### THE TASK
Count the lines in the data below where the string "this" occurs, please, and give the number alone.

### RECORDS SUPPLIED
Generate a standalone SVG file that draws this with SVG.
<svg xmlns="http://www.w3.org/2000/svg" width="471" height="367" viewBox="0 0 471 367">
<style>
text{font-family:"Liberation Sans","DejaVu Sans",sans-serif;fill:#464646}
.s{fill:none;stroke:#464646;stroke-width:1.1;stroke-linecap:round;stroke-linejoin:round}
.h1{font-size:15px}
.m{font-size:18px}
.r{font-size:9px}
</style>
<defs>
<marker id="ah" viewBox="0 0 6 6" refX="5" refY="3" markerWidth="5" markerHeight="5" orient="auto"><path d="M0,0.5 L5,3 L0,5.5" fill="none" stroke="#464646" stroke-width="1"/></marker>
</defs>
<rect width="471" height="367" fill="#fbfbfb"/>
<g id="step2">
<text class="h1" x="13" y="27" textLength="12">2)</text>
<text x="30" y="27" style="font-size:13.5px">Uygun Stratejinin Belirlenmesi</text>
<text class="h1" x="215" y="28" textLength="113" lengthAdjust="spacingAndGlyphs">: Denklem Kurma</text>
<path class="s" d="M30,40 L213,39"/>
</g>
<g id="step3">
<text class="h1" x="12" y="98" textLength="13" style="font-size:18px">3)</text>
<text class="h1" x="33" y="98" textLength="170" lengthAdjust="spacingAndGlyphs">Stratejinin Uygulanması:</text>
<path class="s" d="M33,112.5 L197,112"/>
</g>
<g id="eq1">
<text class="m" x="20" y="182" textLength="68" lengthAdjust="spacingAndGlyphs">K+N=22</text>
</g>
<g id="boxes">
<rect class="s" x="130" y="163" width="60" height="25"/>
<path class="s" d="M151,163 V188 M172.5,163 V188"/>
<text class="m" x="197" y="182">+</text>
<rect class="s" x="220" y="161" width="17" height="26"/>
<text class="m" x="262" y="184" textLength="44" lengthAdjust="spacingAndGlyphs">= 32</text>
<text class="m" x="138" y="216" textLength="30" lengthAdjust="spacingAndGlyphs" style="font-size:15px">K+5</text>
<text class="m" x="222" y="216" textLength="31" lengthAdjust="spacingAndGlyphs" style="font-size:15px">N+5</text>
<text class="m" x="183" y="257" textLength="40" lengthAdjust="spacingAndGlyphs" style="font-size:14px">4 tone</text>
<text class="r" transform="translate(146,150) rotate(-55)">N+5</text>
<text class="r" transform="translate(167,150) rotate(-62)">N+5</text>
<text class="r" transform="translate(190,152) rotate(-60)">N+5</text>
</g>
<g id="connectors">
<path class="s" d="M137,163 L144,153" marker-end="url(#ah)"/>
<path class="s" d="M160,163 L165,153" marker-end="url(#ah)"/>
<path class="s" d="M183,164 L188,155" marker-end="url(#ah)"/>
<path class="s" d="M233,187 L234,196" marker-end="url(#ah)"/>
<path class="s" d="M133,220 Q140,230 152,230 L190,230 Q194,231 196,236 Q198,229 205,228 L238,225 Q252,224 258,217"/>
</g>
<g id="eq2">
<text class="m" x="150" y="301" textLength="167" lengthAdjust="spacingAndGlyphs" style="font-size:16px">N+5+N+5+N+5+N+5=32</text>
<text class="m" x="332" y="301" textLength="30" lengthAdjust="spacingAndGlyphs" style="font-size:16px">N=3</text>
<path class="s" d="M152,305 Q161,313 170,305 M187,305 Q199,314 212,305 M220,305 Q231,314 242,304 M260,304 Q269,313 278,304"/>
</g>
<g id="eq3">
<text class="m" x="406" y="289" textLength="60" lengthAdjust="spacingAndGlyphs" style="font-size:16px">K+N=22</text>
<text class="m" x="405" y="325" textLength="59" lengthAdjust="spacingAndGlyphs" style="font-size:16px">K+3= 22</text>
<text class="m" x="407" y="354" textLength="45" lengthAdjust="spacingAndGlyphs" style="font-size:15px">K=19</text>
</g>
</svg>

...

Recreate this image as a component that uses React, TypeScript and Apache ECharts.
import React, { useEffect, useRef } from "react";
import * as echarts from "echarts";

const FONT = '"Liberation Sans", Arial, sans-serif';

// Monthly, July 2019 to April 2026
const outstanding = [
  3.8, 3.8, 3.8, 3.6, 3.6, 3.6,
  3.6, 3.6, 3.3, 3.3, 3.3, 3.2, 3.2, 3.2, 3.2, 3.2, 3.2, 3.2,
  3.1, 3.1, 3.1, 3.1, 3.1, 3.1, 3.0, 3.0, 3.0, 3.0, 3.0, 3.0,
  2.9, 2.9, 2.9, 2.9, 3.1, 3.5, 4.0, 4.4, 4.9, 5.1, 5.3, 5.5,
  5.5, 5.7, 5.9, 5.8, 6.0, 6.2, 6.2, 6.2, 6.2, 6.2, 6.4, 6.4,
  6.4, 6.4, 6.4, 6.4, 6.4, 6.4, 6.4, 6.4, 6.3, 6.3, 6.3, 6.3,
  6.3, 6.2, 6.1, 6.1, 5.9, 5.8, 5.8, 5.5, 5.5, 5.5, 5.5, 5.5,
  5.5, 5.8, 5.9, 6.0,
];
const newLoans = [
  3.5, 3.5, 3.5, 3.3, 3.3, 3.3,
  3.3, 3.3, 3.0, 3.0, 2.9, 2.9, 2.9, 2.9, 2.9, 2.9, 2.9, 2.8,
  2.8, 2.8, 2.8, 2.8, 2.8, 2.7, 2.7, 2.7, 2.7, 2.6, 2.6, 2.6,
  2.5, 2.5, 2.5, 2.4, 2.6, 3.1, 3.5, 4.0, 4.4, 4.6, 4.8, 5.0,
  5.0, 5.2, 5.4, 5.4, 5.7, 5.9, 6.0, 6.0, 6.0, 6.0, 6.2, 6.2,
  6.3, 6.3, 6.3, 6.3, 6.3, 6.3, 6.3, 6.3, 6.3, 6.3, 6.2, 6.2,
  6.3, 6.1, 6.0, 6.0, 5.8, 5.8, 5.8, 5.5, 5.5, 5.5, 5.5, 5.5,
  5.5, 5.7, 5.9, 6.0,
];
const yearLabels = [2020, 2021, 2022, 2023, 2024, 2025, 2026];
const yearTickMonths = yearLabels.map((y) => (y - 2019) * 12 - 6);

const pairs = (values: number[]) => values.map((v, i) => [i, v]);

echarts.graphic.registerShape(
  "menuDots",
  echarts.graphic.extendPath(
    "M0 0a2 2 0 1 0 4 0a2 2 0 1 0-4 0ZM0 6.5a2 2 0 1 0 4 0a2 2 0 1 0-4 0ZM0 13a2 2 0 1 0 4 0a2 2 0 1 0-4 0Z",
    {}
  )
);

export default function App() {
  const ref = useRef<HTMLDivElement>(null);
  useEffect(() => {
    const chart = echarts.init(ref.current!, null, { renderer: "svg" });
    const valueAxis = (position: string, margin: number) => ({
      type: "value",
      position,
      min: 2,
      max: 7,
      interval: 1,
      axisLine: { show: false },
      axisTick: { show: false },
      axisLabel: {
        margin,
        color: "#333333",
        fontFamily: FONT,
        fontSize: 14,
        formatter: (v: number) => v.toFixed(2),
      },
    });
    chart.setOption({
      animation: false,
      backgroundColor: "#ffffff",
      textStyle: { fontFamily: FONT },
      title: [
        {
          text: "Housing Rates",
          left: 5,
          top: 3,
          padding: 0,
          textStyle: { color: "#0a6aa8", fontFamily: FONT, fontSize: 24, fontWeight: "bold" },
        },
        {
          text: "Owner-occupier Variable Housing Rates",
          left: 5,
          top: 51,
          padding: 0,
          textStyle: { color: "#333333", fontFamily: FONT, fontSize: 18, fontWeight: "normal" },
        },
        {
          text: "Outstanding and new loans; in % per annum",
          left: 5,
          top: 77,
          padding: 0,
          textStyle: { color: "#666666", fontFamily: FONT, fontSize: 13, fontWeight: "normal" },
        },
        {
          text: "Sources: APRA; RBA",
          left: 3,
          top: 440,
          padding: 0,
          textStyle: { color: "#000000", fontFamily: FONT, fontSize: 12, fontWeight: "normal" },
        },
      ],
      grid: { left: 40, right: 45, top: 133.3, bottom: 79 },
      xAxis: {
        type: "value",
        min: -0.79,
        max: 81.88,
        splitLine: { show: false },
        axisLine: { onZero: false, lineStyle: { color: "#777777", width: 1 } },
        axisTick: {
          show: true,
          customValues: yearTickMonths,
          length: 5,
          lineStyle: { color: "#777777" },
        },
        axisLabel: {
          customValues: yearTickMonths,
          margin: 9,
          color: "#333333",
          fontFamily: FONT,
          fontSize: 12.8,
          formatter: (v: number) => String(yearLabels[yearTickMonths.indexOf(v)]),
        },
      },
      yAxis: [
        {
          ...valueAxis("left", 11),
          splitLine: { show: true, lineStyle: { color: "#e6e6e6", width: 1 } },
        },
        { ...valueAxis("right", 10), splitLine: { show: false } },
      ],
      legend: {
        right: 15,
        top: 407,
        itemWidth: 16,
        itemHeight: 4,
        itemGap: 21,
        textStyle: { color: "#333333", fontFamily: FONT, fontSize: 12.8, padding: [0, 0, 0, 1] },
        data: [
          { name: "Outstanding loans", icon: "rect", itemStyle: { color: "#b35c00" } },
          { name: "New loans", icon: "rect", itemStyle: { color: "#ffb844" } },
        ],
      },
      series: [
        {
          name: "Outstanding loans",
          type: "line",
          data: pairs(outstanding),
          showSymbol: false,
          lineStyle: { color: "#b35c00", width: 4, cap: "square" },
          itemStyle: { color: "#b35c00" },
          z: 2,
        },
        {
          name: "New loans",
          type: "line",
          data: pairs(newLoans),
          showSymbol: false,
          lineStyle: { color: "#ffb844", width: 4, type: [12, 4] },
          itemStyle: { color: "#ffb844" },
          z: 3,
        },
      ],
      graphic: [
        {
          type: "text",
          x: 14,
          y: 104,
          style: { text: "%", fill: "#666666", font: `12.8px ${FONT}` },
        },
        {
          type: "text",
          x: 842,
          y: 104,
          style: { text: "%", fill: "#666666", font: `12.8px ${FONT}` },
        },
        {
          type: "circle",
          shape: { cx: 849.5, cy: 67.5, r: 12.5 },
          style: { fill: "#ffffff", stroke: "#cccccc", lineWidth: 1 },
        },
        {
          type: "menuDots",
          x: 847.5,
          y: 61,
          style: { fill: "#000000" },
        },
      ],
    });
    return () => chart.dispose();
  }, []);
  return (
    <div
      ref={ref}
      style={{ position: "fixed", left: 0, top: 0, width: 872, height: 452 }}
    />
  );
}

### OUTPUT OF THE EXERCISE
2